The catalyst for Abeng was an invitation by pianist Vijay Iyer to join the faculty at the Banff Centre for the Arts in 2012. “Working alongside Vijay and the other faculty members was very inspirational,” Brown recalled.

Nominated for a Juno award (Jazz Album of the Year: Solo), Abeng contains Brown’s most stimulating work to date. His collaborators on the disc include some of the top jazz players on the Toronto scene. Joining him are Luis Deniz (alto saxophone), Kevin Turcotte (trumpet), Kelly Jefferson (tenor saxophone), Larnell Lewis (drums) and Rosendo Chendy Leon (percussion). Piano duties are split between Chris Donnelly and Robi Botos, who also plays Fender Rhodes on one track.

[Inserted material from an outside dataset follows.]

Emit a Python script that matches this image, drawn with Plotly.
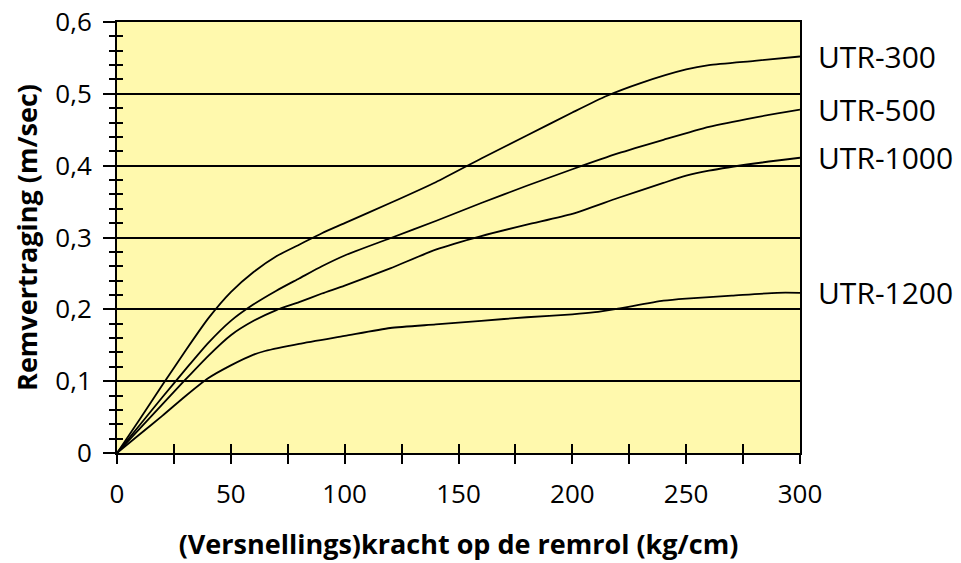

Melodically and harmonically progressive, the eight original pieces showcase Brown’s signature grooves, memorable melodies and arrangements, continuing to draw on jazz-funk and jazz-rock influences as well as NYC-based artists he has worked with throughout his career (including Coleman, Rudresh Mahanthappa and Steve Lehman).

Brown creates music that is sophisticated yet accessible, challenging yet centered on groove. The compositions allow for creative ensemble playing while offering space for the individual players’ superlative solos.

The bassist said that the album’s overall message is a call for “a show of strength and unity” to challenge racism, ignorance and divisiveness.